# INFORMATION PROVIDED start

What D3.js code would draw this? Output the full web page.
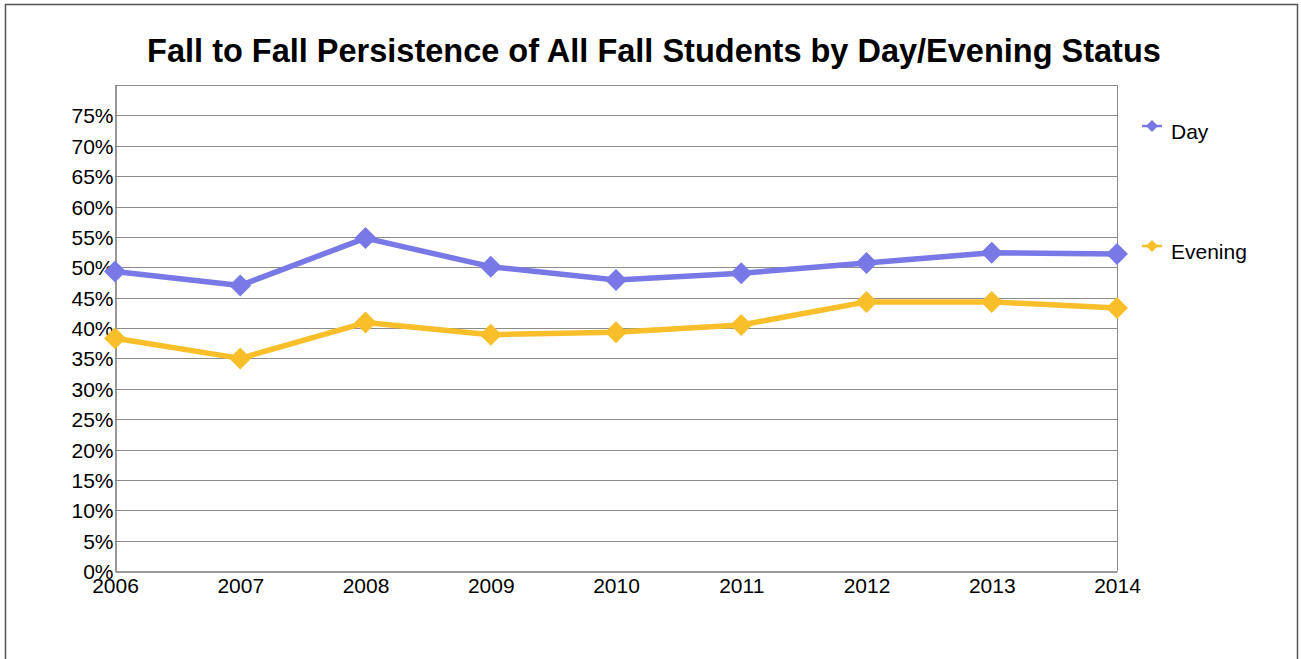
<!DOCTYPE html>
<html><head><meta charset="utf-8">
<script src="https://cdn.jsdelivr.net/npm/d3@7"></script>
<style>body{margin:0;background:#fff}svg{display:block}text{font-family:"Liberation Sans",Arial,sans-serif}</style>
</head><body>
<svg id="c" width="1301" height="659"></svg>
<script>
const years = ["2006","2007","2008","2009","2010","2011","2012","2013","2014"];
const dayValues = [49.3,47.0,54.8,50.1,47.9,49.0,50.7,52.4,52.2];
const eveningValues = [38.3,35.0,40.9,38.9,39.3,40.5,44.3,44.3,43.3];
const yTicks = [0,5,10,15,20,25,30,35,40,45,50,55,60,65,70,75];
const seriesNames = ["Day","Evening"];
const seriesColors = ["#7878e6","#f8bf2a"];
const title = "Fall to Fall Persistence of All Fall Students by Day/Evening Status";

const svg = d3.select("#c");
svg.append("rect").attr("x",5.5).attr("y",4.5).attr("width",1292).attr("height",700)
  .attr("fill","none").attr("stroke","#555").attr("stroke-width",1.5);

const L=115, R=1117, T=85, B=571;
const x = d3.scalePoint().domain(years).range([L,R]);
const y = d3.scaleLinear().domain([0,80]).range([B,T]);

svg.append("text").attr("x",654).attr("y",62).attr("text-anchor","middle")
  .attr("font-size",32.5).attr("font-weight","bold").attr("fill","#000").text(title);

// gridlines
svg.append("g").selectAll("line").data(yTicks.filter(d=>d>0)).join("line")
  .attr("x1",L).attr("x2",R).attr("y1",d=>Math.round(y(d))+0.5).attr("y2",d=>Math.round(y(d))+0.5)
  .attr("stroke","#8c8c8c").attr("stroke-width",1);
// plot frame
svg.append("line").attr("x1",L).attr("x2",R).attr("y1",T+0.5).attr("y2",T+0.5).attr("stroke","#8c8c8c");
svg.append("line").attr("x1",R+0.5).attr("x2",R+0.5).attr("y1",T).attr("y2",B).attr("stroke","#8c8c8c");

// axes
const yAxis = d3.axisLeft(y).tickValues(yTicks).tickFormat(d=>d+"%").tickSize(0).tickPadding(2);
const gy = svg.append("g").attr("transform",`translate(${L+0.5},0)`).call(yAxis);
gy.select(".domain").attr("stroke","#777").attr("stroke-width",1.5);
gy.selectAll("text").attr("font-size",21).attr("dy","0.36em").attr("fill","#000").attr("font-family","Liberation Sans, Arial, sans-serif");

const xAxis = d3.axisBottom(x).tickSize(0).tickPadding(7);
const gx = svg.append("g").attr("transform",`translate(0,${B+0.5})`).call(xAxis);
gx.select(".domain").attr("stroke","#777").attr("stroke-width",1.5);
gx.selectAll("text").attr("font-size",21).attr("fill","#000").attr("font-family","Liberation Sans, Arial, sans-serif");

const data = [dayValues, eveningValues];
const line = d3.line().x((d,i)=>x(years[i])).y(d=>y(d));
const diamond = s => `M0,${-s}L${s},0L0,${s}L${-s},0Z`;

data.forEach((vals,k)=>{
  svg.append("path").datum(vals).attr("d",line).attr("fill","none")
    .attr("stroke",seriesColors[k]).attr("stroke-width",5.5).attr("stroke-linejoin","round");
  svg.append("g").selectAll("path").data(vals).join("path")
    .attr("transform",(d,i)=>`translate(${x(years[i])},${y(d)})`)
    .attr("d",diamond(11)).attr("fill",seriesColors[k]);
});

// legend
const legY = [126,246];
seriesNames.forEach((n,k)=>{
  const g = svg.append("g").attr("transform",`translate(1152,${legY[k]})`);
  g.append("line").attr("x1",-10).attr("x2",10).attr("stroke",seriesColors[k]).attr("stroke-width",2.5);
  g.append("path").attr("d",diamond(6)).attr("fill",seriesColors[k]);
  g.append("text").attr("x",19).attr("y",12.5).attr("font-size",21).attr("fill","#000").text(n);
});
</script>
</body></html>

# INFORMATION PROVIDED end

Omit every picture, then repeat the remaining data exactly as it appears above.

What D3.js code would draw this? Output the full web page.
<!DOCTYPE html>
<html><head><meta charset="utf-8">
<script src="https://cdn.jsdelivr.net/npm/d3@7"></script>
<style>body{margin:0;background:#fff}svg{display:block}text{font-family:"Liberation Sans",Arial,sans-serif}</style>
</head><body>
<svg id="c" width="1301" height="659"></svg>
<script>
const years = ["2006","2007","2008","2009","2010","2011","2012","2013","2014"];
const dayValues = [49.3,47.0,54.8,50.1,47.9,49.0,50.7,52.4,52.2];
const eveningValues = [38.3,35.0,40.9,38.9,39.3,40.5,44.3,44.3,43.3];
const yTicks = [0,5,10,15,20,25,30,35,40,45,50,55,60,65,70,75];
const seriesNames = ["Day","Evening"];
const seriesColors = ["#7878e6","#f8bf2a"];
const title = "Fall to Fall Persistence of All Fall Students by Day/Evening Status";

const svg = d3.select("#c");
svg.append("rect").attr("x",5.5).attr("y",4.5).attr("width",1292).attr("height",700)
  .attr("fill","none").attr("stroke","#555").attr("stroke-width",1.5);

const L=115, R=1117, T=85, B=571;
const x = d3.scalePoint().domain(years).range([L,R]);
const y = d3.scaleLinear().domain([0,80]).range([B,T]);

svg.append("text").attr("x",654).attr("y",62).attr("text-anchor","middle")
  .attr("font-size",32.5).attr("font-weight","bold").attr("fill","#000").text(title);

// gridlines
svg.append("g").selectAll("line").data(yTicks.filter(d=>d>0)).join("line")
  .attr("x1",L).attr("x2",R).attr("y1",d=>Math.round(y(d))+0.5).attr("y2",d=>Math.round(y(d))+0.5)
  .attr("stroke","#8c8c8c").attr("stroke-width",1);
// plot frame
svg.append("line").attr("x1",L).attr("x2",R).attr("y1",T+0.5).attr("y2",T+0.5).attr("stroke","#8c8c8c");
svg.append("line").attr("x1",R+0.5).attr("x2",R+0.5).attr("y1",T).attr("y2",B).attr("stroke","#8c8c8c");

// axes
const yAxis = d3.axisLeft(y).tickValues(yTicks).tickFormat(d=>d+"%").tickSize(0).tickPadding(2);
const gy = svg.append("g").attr("transform",`translate(${L+0.5},0)`).call(yAxis);
gy.select(".domain").attr("stroke","#777").attr("stroke-width",1.5);
gy.selectAll("text").attr("font-size",21).attr("dy","0.36em").attr("fill","#000").attr("font-family","Liberation Sans, Arial, sans-serif");

const xAxis = d3.axisBottom(x).tickSize(0).tickPadding(7);
const gx = svg.append("g").attr("transform",`translate(0,${B+0.5})`).call(xAxis);
gx.select(".domain").attr("stroke","#777").attr("stroke-width",1.5);
gx.selectAll("text").attr("font-size",21).attr("fill","#000").attr("font-family","Liberation Sans, Arial, sans-serif");

const data = [dayValues, eveningValues];
const line = d3.line().x((d,i)=>x(years[i])).y(d=>y(d));
const diamond = s => `M0,${-s}L${s},0L0,${s}L${-s},0Z`;

data.forEach((vals,k)=>{
  svg.append("path").datum(vals).attr("d",line).attr("fill","none")
    .attr("stroke",seriesColors[k]).attr("stroke-width",5.5).attr("stroke-linejoin","round");
  svg.append("g").selectAll("path").data(vals).join("path")
    .attr("transform",(d,i)=>`translate(${x(years[i])},${y(d)})`)
    .attr("d",diamond(11)).attr("fill",seriesColors[k]);
});

// legend
const legY = [126,246];
seriesNames.forEach((n,k)=>{
  const g = svg.append("g").attr("transform",`translate(1152,${legY[k]})`);
  g.append("line").attr("x1",-10).attr("x2",10).attr("stroke",seriesColors[k]).attr("stroke-width",2.5);
  g.append("path").attr("d",diamond(6)).attr("fill",seriesColors[k]);
  g.append("text").attr("x",19).attr("y",12.5).attr("font-size",21).attr("fill","#000").text(n);
});
</script>
</body></html>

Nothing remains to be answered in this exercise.